#### [Source excerpt]

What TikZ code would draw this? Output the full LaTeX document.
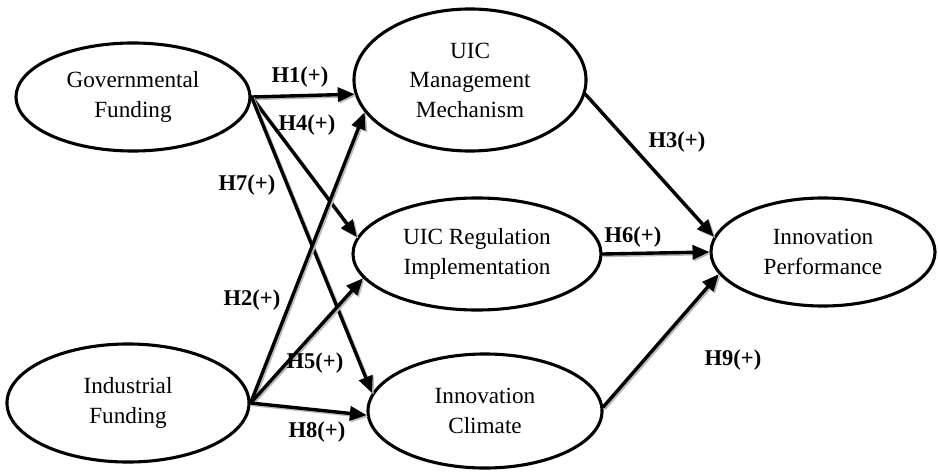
\documentclass[tikz,border=0pt]{standalone}
\usepackage{fontspec}
\setmainfont{Liberation Serif}
\usetikzlibrary{arrows.meta,shapes.geometric}

\begin{document}
\begin{tikzpicture}[x=0.025cm,y=-0.025cm,>={Triangle[length=12pt,width=10pt]},line cap=round,
  construct/.style={ellipse,draw,line width=2.2pt,inner sep=0pt,align=center,font=\fontsize{16.5}{21}\selectfont},
  hyp/.style={->,line width=2.4pt,preaction={draw=gray!55,line width=2.4pt,transform canvas={shift={(1.1pt,-1.1pt)}}}},
  hlabel/.style={font=\fontsize{16}{18}\selectfont\bfseries,inner sep=1pt}]
\useasboundingbox (0,0) rectangle (938,472);
\node[construct,minimum width=5.85cm,minimum height=2.7cm] (gov) at (133,97) {Governmental\\Funding};
\node[construct,minimum width=6.05cm,minimum height=2.95cm] (ind) at (128,403) {Industrial\\Funding};
\node[construct,minimum width=5.8cm,minimum height=3.55cm] (mgmt) at (470,80) {UIC\\Management\\Mechanism};
\node[construct,minimum width=6.2cm,minimum height=2.8cm] (reg) at (477,254) {UIC Regulation\\Implementation};
\node[construct,minimum width=5.85cm,minimum height=2.85cm] (clim) at (485,411) {Innovation\\Climate};
\node[construct,minimum width=5.6cm,minimum height=2.7cm] (perf) at (823,252) {Innovation\\Performance};
\draw[hyp] (gov.east) -- (mgmt.187);
\draw[hyp] (gov.east) -- (reg.172);
\draw[hyp] (gov.east) -- (clim.171);
\draw[hyp] (ind.east) -- (mgmt.197);
\draw[hyp] (ind.east) -- (reg.192);
\draw[hyp] (ind.east) -- (clim.182);
\draw[hyp] (mgmt.353) -- (perf.172);
\draw[hyp] (reg.east) -- (perf.west);
\draw[hyp] (clim.2) -- (perf.192);
\node[hlabel] (h1) at (300,77) {H1(+)};
\node[hlabel] (h2) at (252,300) {H2(+)};
\node[hlabel] (h3) at (677,142) {H3(+)};
\node[hlabel] (h4) at (307,125) {H4(+)};
\node[hlabel] (h5) at (315,363) {H5(+)};
\node[hlabel] (h6) at (633,237) {H6(+)};
\node[hlabel] (h7) at (247,185) {H7(+)};
\node[hlabel] (h8) at (317,432) {H8(+)};
\node[hlabel] (h9) at (733,360) {H9(+)};
\end{tikzpicture}
\end{document}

#### [Task prompt]
Copy out all the data without changing anything, and drop the pictures.

#### [Solution below]
What TikZ code would draw this? Output the full LaTeX document.
\documentclass[tikz,border=0pt]{standalone}
\usepackage{fontspec}
\setmainfont{Liberation Serif}
\usetikzlibrary{arrows.meta,shapes.geometric}

\begin{document}
\begin{tikzpicture}[x=0.025cm,y=-0.025cm,>={Triangle[length=12pt,width=10pt]},line cap=round,
  construct/.style={ellipse,draw,line width=2.2pt,inner sep=0pt,align=center,font=\fontsize{16.5}{21}\selectfont},
  hyp/.style={->,line width=2.4pt,preaction={draw=gray!55,line width=2.4pt,transform canvas={shift={(1.1pt,-1.1pt)}}}},
  hlabel/.style={font=\fontsize{16}{18}\selectfont\bfseries,inner sep=1pt}]
\useasboundingbox (0,0) rectangle (938,472);
\node[construct,minimum width=5.85cm,minimum height=2.7cm] (gov) at (133,97) {Governmental\\Funding};
\node[construct,minimum width=6.05cm,minimum height=2.95cm] (ind) at (128,403) {Industrial\\Funding};
\node[construct,minimum width=5.8cm,minimum height=3.55cm] (mgmt) at (470,80) {UIC\\Management\\Mechanism};
\node[construct,minimum width=6.2cm,minimum height=2.8cm] (reg) at (477,254) {UIC Regulation\\Implementation};
\node[construct,minimum width=5.85cm,minimum height=2.85cm] (clim) at (485,411) {Innovation\\Climate};
\node[construct,minimum width=5.6cm,minimum height=2.7cm] (perf) at (823,252) {Innovation\\Performance};
\draw[hyp] (gov.east) -- (mgmt.187);
\draw[hyp] (gov.east) -- (reg.172);
\draw[hyp] (gov.east) -- (clim.171);
\draw[hyp] (ind.east) -- (mgmt.197);
\draw[hyp] (ind.east) -- (reg.192);
\draw[hyp] (ind.east) -- (clim.182);
\draw[hyp] (mgmt.353) -- (perf.172);
\draw[hyp] (reg.east) -- (perf.west);
\draw[hyp] (clim.2) -- (perf.192);
\node[hlabel] (h1) at (300,77) {H1(+)};
\node[hlabel] (h2) at (252,300) {H2(+)};
\node[hlabel] (h3) at (677,142) {H3(+)};
\node[hlabel] (h4) at (307,125) {H4(+)};
\node[hlabel] (h5) at (315,363) {H5(+)};
\node[hlabel] (h6) at (633,237) {H6(+)};
\node[hlabel] (h7) at (247,185) {H7(+)};
\node[hlabel] (h8) at (317,432) {H8(+)};
\node[hlabel] (h9) at (733,360) {H9(+)};
\end{tikzpicture}
\end{document}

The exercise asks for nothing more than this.